Risk Vs. Reward I have reviewed the comments on this site on CHR.B - and each must make thier own conclusion on this stock. This is a risk vs. reward question. That said - prior to the dividend cut - most of the major analysts covering CHR.B were bullish with an average price target north of $4.00. One has to question the credability of an analyst who switches thier recommendation and price target from one extreme of $4.75 to $1.50 when all that took place essentially was a 50 percent dividend cut and missed Q1 target. To quote another major analyst - "the funadmentals of this stock did not change" (I would challenge those reading to counter this claim). There is no new information that warrants what we have seen in the share price of Chorus. The potential outcomes around the ARB ruling is not new. New entrants (ie. Westjet) into the regional marketplace is not new. The expiriy of the AC contract in 2020 is not new.

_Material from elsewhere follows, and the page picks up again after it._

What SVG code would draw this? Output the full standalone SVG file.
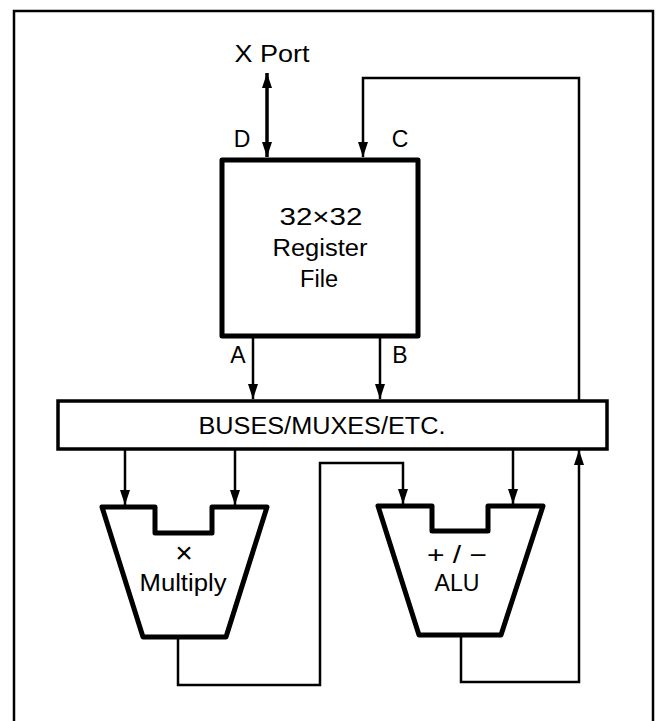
<svg xmlns="http://www.w3.org/2000/svg" width="657" height="721" viewBox="0 0 657 721">
<style>
text{font-family:"Liberation Sans",Arial,sans-serif;fill:#000;text-anchor:middle}
.t{font-size:23.5px}
.lbl{font-size:23px}
.box{fill:#fff;stroke:#000;stroke-width:5;stroke-linejoin:round}
.bar{fill:#fff;stroke:#000;stroke-width:3.5}
.w{fill:none;stroke:#000;stroke-width:2.5}
.wt{fill:none;stroke:#000;stroke-width:3.5}
</style>
<defs>
<marker id="a" markerUnits="userSpaceOnUse" markerWidth="15" markerHeight="10" viewBox="0 0 15 10" refX="15" refY="5" orient="auto-start-reverse">
<path d="M0,0 L15,5 L0,10 Z" fill="#000"/>
</marker>
</defs>
<path d="M14,721 V11 H653 V721" fill="none" stroke="#000" stroke-width="2.5"/>
<g id="connectors">
<line class="wt" x1="267" y1="73" x2="267" y2="157" marker-start="url(#a)" marker-end="url(#a)"/>
<path class="w" d="M579,400 V78 H363 V157" marker-end="url(#a)"/>
<line class="w" x1="253" y1="337" x2="253" y2="399" marker-end="url(#a)"/>
<line class="w" x1="380" y1="337" x2="380" y2="399" marker-end="url(#a)"/>
<line class="w" x1="125" y1="449" x2="125" y2="505" marker-end="url(#a)"/>
<line class="w" x1="235" y1="449" x2="235" y2="505" marker-end="url(#a)"/>
<line class="w" x1="513" y1="449" x2="513" y2="504" marker-end="url(#a)"/>
<path class="w" d="M178,637 V685 H320 V463 H403 V504" marker-end="url(#a)"/>
<path class="w" d="M461,635 V682 H579 V450" marker-end="url(#a)"/>
</g>
<g id="xport"><text class="t" x="272" y="62" textLength="75" lengthAdjust="spacingAndGlyphs">X Port</text></g>
<g id="labels">
<text class="lbl" x="242" y="147">D</text>
<text class="lbl" x="400" y="147">C</text>
<text class="lbl" x="238" y="363">A</text>
<text class="lbl" x="400" y="363">B</text>
</g>
<g id="regfile">
<rect class="box" x="222" y="160" width="196" height="176"/>
<text class="t" x="321" y="225" textLength="83" lengthAdjust="spacingAndGlyphs">32×32</text>
<text class="t" x="320" y="256" textLength="95" lengthAdjust="spacingAndGlyphs">Register</text>
<text class="t" x="319" y="287" textLength="38" lengthAdjust="spacingAndGlyphs">File</text>
</g>
<g id="buses">
<rect class="bar" x="58" y="401" width="549" height="48"/>
<text class="t" x="322" y="434" textLength="247" lengthAdjust="spacingAndGlyphs">BUSES/MUXES/ETC.</text>
</g>
<g id="multiply">
<path class="box" d="M102,507 H155 V533 H212 V507 H267 L226,637 H143 Z"/>
<text x="184" y="563" style="font-size:30px">×</text>
<text class="t" x="183" y="591" textLength="87" lengthAdjust="spacingAndGlyphs">Multiply</text>
</g>
<g id="alu">
<path class="box" d="M378,506 H432 V531 H488 V506 H543 L501,635 H419 Z"/>
<text class="t" x="457" y="563" textLength="60" lengthAdjust="spacingAndGlyphs">+ / −</text>
<text class="t" x="457" y="591" textLength="45" lengthAdjust="spacingAndGlyphs">ALU</text>
</g>
</svg>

Indeed - to echo another analyst who was claiming not too recently that "the relationship between Chorus and Air Canada" is symbiotic - I would continue to argue there is no other carrier today with the fleet size (scale) and flexibility to offer the routes currently provided by Jazz - so any notion that AC will shoot themselves in the foot by severing thier relationship with Chorus after 2020 would only be plausible if another carrier like Sky Regional assumed the fixed cost to ramp up thier fleet size. Last check - Sky Regional had 5 planes and 100 employees and a very limited number or routes. Other regionals simply do not have scale. To me - that outcome after 2020 does not seem plausible.
Sure - there are new entrants coming into the market with more efficient planes that will drive competition and lower costs - but even West Jet will be slowly phasing into the regional market with thier Q400s (they will not be coming in with a bang to match Chorus route for route).
The recent dividend cut only strengthens the balance sheet over the long term. The severence costs paid in Q1 and throughout the year will further strengthen the balance sheet and EPS over time. The gradual fleet renewal is laying the groundwork to allow CHR the ability to be cost competitive. Chorus has a 7 year runway to get their costs in line with thier current AC contract - so any talk of them being a going concern this early in the game seems a bit premature to me. At current these prices - nearing a 15% yield at $0.30 (annually) which I would argue is more than sustainable through 2015 (with current cash, plus dividend savings, and forecasted free cash flow less capex, and fleet renewal costs being funded by debt - dividend coverage is relatively secure through 2015 even with a negative ARB ruling)....it would seem to me that the upside far exceeds any further downside which seems to have been priced into the stock.
I am going long on CHR.B - at least through 2015. I am placing a bet we are near a bottom and there are plenty of upside catalysts that - with dividends - should make this a profitable position over the long term.